More than 100 Israeli schoolchildren were sent into quarantine on Thursday after cases of COVID-19 cropped up in educational facilities in multiple locations less than a week after Israeli schools returned to running at full capacity.

Schools and national day-care facilities were shut down for two months to prevent spread of the coronavirus, and were opened in careful stages as Israel saw a significant drop in the number of new cases, finally admitting students in grades four through 10 on Sunday.

On Thursday, 50 children in northern Tel Aviv entered quarantine after a kindergarten teacher tested positive for COVID-19, while 44 preschoolers and multiple employees at a preschool in Rishon Letzion were quarantined after an assistant at the facility tested positive for the virus.

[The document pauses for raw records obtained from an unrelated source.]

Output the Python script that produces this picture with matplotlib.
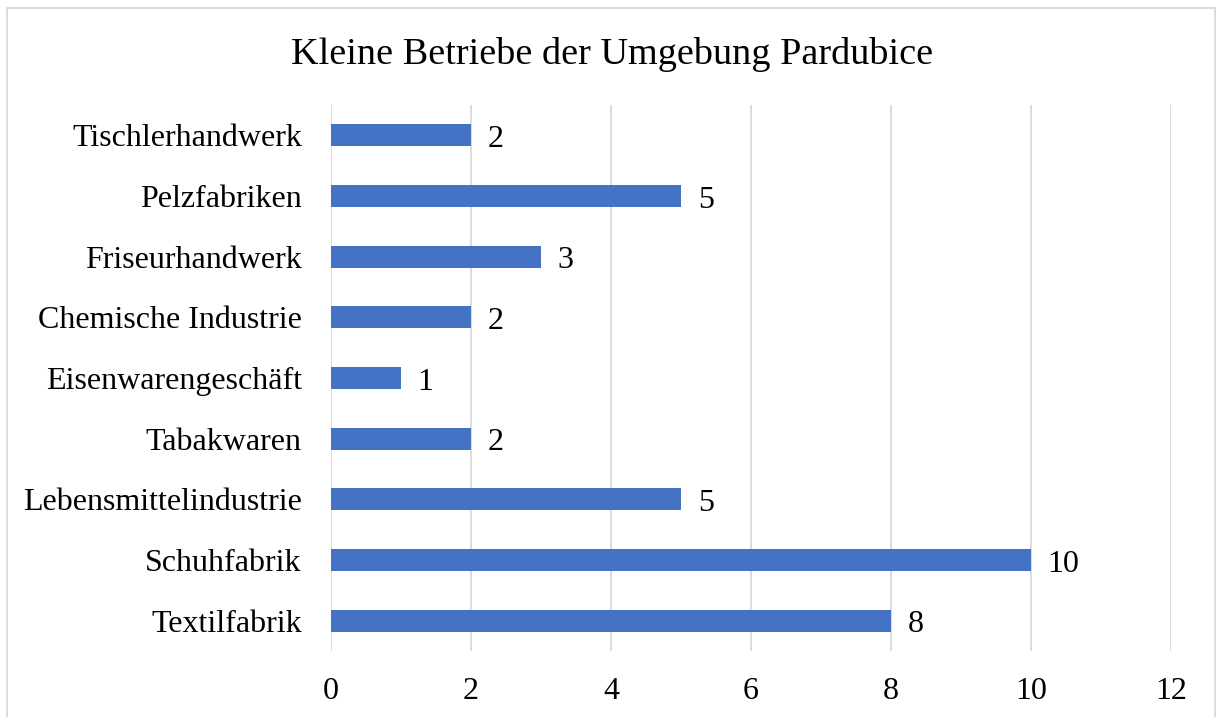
import matplotlib.pyplot as plt
from matplotlib.patches import Rectangle

categories = ["Textilfabrik", "Schuhfabrik", "Lebensmittelindustrie", "Tabakwaren",
              "Eisenwarengeschäft", "Chemische Industrie", "Friseurhandwerk",
              "Pelzfabriken", "Tischlerhandwerk"]
values = [8, 10, 5, 2, 1, 2, 3, 5, 2]
xticks = [0, 2, 4, 6, 8, 10, 12]

plt.rcParams['font.family'] = ['Liberation Serif', 'DejaVu Serif']

W, H = 1222, 717
fig = plt.figure(figsize=(W / 100, H / 100), dpi=100)
ax = fig.add_axes([331 / W, 1 - 651 / H, (1171 - 331) / W, (651 - 105) / H])

pos = range(len(categories))
ax.barh(pos, values, height=0.36, color="#4472C4")
ax.set_ylim(-0.5, len(categories) - 0.5)
ax.set_xlim(0, 12)
ax.set_xticks(xticks)
ax.set_xticklabels([str(t) for t in xticks], fontsize=23)
ax.set_yticks(list(pos))
ax.set_yticklabels(categories, fontsize=23)
ax.tick_params(axis="both", length=0)
ax.tick_params(axis="x", pad=19)
ax.tick_params(axis="y", pad=21)
ax.grid(axis="x", color="#D9D9D9", linewidth=1.3)
ax.set_axisbelow(True)
for s in ax.spines.values():
    s.set_visible(False)

for p, v in zip(pos, values):
    ax.annotate(str(v), (v, p), xytext=(12, -3), textcoords="offset points",
                va="center", ha="left", fontsize=23)

fig.text(612 / W, 1 - 54 / H, "Kleine Betriebe der Umgebung Pardubice",
         ha="center", va="center", fontsize=27.5)

fig.patches.append(Rectangle((6.5 / W, -0.05), (1215 - 6.5) / W, 1.05 - 7.5 / H,
                             transform=fig.transFigure, fill=False,
                             edgecolor="#D9D9D9", linewidth=1.3, clip_on=False))

fig.savefig("out.png", dpi=100, facecolor="white")
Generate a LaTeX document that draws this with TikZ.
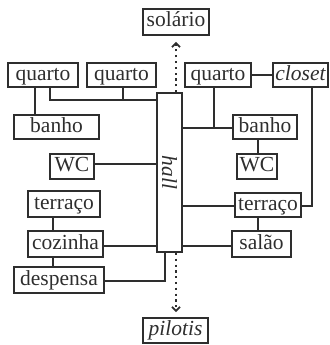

In former viral hotspot Bnei Brak, students and staff in a special-education kindergarten were sent into quarantine after a teaching assistant was confirmed to have COVID-19.

Testing at a school in Rehovot led to 11 cases being diagnosed, with Health Ministry officials declaring that all students at the location would be checked.

Current health regulations require parents to sign off daily on a form that their children have not had a fever or exhibited other coronavirus symptoms in the past 24 hours. Parents are also forbidden to enter schools, preschools or kindergartens, and must drop off and pick up their children at the entrance.